Directive — Give an exact transcription of every line, dropping the images.

Raw data —
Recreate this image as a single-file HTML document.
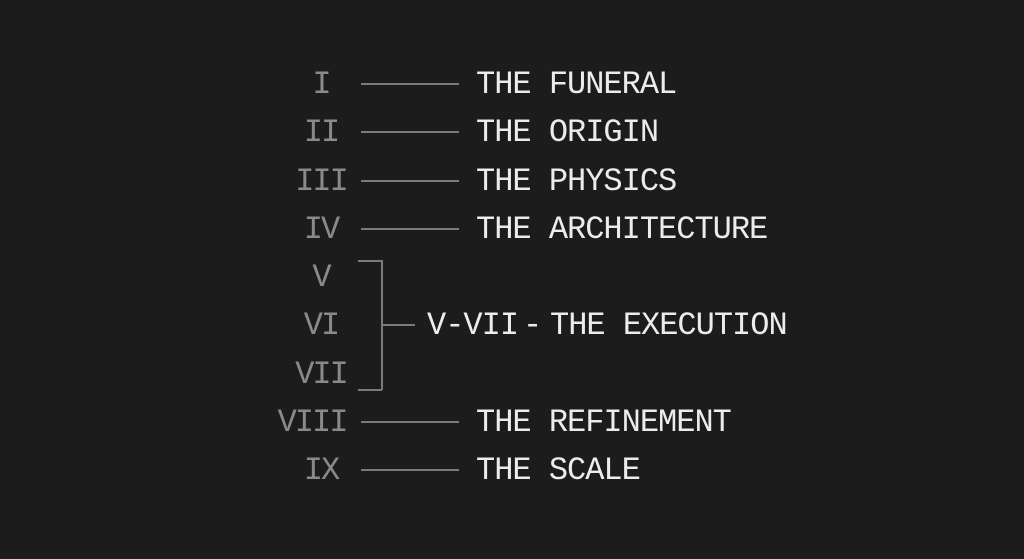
<!DOCTYPE html>
<html><head><meta charset="utf-8"><style>
html,body{margin:0;padding:0}
body{width:1024px;height:559px;background:#1c1c1c;position:relative;overflow:hidden;font-family:"Liberation Mono","DejaVu Sans Mono",monospace;}
.t{position:absolute;font-size:32px;letter-spacing:-1px;color:#ececec;line-height:34px;white-space:pre;transform:translateY(-50%);margin-top:1px}
.n{position:absolute;font-size:32px;letter-spacing:-2px;color:#8a8a8a;line-height:34px;width:100px;text-align:center;left:271px;transform:translateY(-50%);margin-top:1px}
.l{position:absolute;height:1.5px;background:#7a7a7a}
</style></head><body>
<div class="n" style="top:84px">I</div><div class="l" style="left:361px;width:98px;top:83px"></div><div class="t" style="left:476px;top:84px">THE FUNERAL</div>
<div class="n" style="top:132px">II</div><div class="l" style="left:361px;width:98px;top:131px"></div><div class="t" style="left:476px;top:132px">THE ORIGIN</div>
<div class="n" style="top:181px">III</div><div class="l" style="left:361px;width:98px;top:180px"></div><div class="t" style="left:476px;top:181px">THE PHYSICS</div>
<div class="n" style="top:229px">IV</div><div class="l" style="left:361px;width:98px;top:228px"></div><div class="t" style="left:476px;top:229px">THE ARCHITECTURE</div>
<div class="n" style="top:277px">V</div>
<div class="n" style="top:325px">VI</div>
<div class="n" style="top:374px">VII</div>
<div class="l" style="left:358px;width:24px;top:260px"></div>
<div class="l" style="left:358px;width:24px;top:389px"></div>
<div class="l" style="left:381px;width:1.5px;height:130px;top:260px"></div>
<div class="l" style="left:381px;width:34px;top:324px"></div>
<div class="t" style="left:427px;top:325px">V-VII</div>
<div class="t" style="left:523px;top:325px">-</div>
<div class="t" style="left:550px;top:325px">THE EXECUTION</div>
<div class="n" style="top:422px;left:262px">VIII</div><div class="l" style="left:361px;width:98px;top:421px"></div><div class="t" style="left:476px;top:422px">THE REFINEMENT</div>
<div class="n" style="top:470px">IX</div><div class="l" style="left:361px;width:98px;top:469px"></div><div class="t" style="left:476px;top:470px">THE SCALE</div>
</body></html>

Output below —
Recreate this image as a single-file HTML document.
<!DOCTYPE html>
<html><head><meta charset="utf-8"><style>
html,body{margin:0;padding:0}
body{width:1024px;height:559px;background:#1c1c1c;position:relative;overflow:hidden;font-family:"Liberation Mono","DejaVu Sans Mono",monospace;}
.t{position:absolute;font-size:32px;letter-spacing:-1px;color:#ececec;line-height:34px;white-space:pre;transform:translateY(-50%);margin-top:1px}
.n{position:absolute;font-size:32px;letter-spacing:-2px;color:#8a8a8a;line-height:34px;width:100px;text-align:center;left:271px;transform:translateY(-50%);margin-top:1px}
.l{position:absolute;height:1.5px;background:#7a7a7a}
</style></head><body>
<div class="n" style="top:84px">I</div><div class="l" style="left:361px;width:98px;top:83px"></div><div class="t" style="left:476px;top:84px">THE FUNERAL</div>
<div class="n" style="top:132px">II</div><div class="l" style="left:361px;width:98px;top:131px"></div><div class="t" style="left:476px;top:132px">THE ORIGIN</div>
<div class="n" style="top:181px">III</div><div class="l" style="left:361px;width:98px;top:180px"></div><div class="t" style="left:476px;top:181px">THE PHYSICS</div>
<div class="n" style="top:229px">IV</div><div class="l" style="left:361px;width:98px;top:228px"></div><div class="t" style="left:476px;top:229px">THE ARCHITECTURE</div>
<div class="n" style="top:277px">V</div>
<div class="n" style="top:325px">VI</div>
<div class="n" style="top:374px">VII</div>
<div class="l" style="left:358px;width:24px;top:260px"></div>
<div class="l" style="left:358px;width:24px;top:389px"></div>
<div class="l" style="left:381px;width:1.5px;height:130px;top:260px"></div>
<div class="l" style="left:381px;width:34px;top:324px"></div>
<div class="t" style="left:427px;top:325px">V-VII</div>
<div class="t" style="left:523px;top:325px">-</div>
<div class="t" style="left:550px;top:325px">THE EXECUTION</div>
<div class="n" style="top:422px;left:262px">VIII</div><div class="l" style="left:361px;width:98px;top:421px"></div><div class="t" style="left:476px;top:422px">THE REFINEMENT</div>
<div class="n" style="top:470px">IX</div><div class="l" style="left:361px;width:98px;top:469px"></div><div class="t" style="left:476px;top:470px">THE SCALE</div>
</body></html>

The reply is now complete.